Work required: For this exercise, repeat all of the material verbatim apart from its images.

Dataset extract:
┌──

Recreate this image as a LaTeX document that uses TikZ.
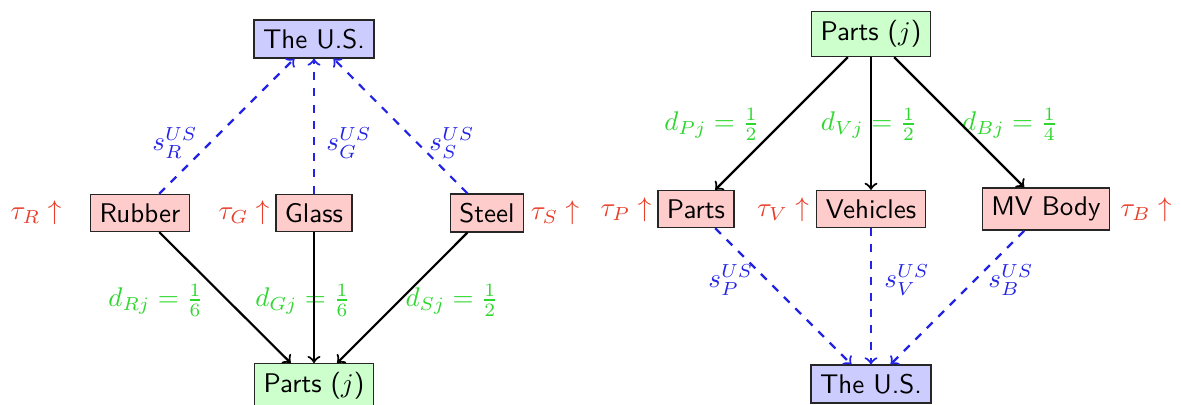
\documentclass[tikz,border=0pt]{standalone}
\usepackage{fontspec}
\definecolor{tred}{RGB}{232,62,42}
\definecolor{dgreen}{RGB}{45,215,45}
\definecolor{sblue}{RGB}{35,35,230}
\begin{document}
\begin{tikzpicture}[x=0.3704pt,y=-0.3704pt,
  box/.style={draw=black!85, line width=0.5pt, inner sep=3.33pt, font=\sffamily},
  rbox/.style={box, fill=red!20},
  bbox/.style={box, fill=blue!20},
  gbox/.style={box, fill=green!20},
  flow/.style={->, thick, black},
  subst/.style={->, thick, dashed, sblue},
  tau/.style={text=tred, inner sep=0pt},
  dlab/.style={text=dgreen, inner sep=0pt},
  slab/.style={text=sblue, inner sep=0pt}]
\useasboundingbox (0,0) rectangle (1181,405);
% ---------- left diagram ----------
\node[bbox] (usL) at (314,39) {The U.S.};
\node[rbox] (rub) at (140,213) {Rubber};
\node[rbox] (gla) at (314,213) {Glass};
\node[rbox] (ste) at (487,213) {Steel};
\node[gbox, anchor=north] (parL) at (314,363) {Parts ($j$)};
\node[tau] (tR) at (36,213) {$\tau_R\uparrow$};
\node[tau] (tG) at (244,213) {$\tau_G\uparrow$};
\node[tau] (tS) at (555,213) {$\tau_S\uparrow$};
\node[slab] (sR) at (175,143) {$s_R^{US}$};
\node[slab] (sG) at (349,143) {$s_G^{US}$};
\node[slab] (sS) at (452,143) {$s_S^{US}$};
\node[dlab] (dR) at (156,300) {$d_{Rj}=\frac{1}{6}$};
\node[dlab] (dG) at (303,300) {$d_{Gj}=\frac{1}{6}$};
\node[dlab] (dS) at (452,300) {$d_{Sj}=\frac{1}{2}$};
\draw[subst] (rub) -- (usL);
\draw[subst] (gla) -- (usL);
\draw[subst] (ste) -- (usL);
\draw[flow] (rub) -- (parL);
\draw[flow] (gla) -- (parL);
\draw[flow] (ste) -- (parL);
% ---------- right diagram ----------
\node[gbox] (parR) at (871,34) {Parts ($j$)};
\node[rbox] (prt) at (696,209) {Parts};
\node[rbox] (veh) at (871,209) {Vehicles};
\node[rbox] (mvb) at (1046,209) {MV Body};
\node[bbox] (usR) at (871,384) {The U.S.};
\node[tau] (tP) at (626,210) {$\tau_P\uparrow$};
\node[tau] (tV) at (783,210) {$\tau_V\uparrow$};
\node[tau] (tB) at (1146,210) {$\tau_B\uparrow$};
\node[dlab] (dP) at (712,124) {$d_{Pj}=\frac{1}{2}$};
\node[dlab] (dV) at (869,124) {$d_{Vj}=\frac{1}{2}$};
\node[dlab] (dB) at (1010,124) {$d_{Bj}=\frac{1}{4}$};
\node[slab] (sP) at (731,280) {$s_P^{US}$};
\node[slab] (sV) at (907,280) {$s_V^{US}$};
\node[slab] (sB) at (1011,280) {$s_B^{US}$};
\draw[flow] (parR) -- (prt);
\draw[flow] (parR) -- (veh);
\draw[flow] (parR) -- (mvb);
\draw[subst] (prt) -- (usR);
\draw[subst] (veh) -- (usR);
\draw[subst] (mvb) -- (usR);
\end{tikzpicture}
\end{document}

└──

Worked solution:
Recreate this image as a LaTeX document that uses TikZ.
\documentclass[tikz,border=0pt]{standalone}
\usepackage{fontspec}
\definecolor{tred}{RGB}{232,62,42}
\definecolor{dgreen}{RGB}{45,215,45}
\definecolor{sblue}{RGB}{35,35,230}
\begin{document}
\begin{tikzpicture}[x=0.3704pt,y=-0.3704pt,
  box/.style={draw=black!85, line width=0.5pt, inner sep=3.33pt, font=\sffamily},
  rbox/.style={box, fill=red!20},
  bbox/.style={box, fill=blue!20},
  gbox/.style={box, fill=green!20},
  flow/.style={->, thick, black},
  subst/.style={->, thick, dashed, sblue},
  tau/.style={text=tred, inner sep=0pt},
  dlab/.style={text=dgreen, inner sep=0pt},
  slab/.style={text=sblue, inner sep=0pt}]
\useasboundingbox (0,0) rectangle (1181,405);
% ---------- left diagram ----------
\node[bbox] (usL) at (314,39) {The U.S.};
\node[rbox] (rub) at (140,213) {Rubber};
\node[rbox] (gla) at (314,213) {Glass};
\node[rbox] (ste) at (487,213) {Steel};
\node[gbox, anchor=north] (parL) at (314,363) {Parts ($j$)};
\node[tau] (tR) at (36,213) {$\tau_R\uparrow$};
\node[tau] (tG) at (244,213) {$\tau_G\uparrow$};
\node[tau] (tS) at (555,213) {$\tau_S\uparrow$};
\node[slab] (sR) at (175,143) {$s_R^{US}$};
\node[slab] (sG) at (349,143) {$s_G^{US}$};
\node[slab] (sS) at (452,143) {$s_S^{US}$};
\node[dlab] (dR) at (156,300) {$d_{Rj}=\frac{1}{6}$};
\node[dlab] (dG) at (303,300) {$d_{Gj}=\frac{1}{6}$};
\node[dlab] (dS) at (452,300) {$d_{Sj}=\frac{1}{2}$};
\draw[subst] (rub) -- (usL);
\draw[subst] (gla) -- (usL);
\draw[subst] (ste) -- (usL);
\draw[flow] (rub) -- (parL);
\draw[flow] (gla) -- (parL);
\draw[flow] (ste) -- (parL);
% ---------- right diagram ----------
\node[gbox] (parR) at (871,34) {Parts ($j$)};
\node[rbox] (prt) at (696,209) {Parts};
\node[rbox] (veh) at (871,209) {Vehicles};
\node[rbox] (mvb) at (1046,209) {MV Body};
\node[bbox] (usR) at (871,384) {The U.S.};
\node[tau] (tP) at (626,210) {$\tau_P\uparrow$};
\node[tau] (tV) at (783,210) {$\tau_V\uparrow$};
\node[tau] (tB) at (1146,210) {$\tau_B\uparrow$};
\node[dlab] (dP) at (712,124) {$d_{Pj}=\frac{1}{2}$};
\node[dlab] (dV) at (869,124) {$d_{Vj}=\frac{1}{2}$};
\node[dlab] (dB) at (1010,124) {$d_{Bj}=\frac{1}{4}$};
\node[slab] (sP) at (731,280) {$s_P^{US}$};
\node[slab] (sV) at (907,280) {$s_V^{US}$};
\node[slab] (sB) at (1011,280) {$s_B^{US}$};
\draw[flow] (parR) -- (prt);
\draw[flow] (parR) -- (veh);
\draw[flow] (parR) -- (mvb);
\draw[subst] (prt) -- (usR);
\draw[subst] (veh) -- (usR);
\draw[subst] (mvb) -- (usR);
\end{tikzpicture}
\end{document}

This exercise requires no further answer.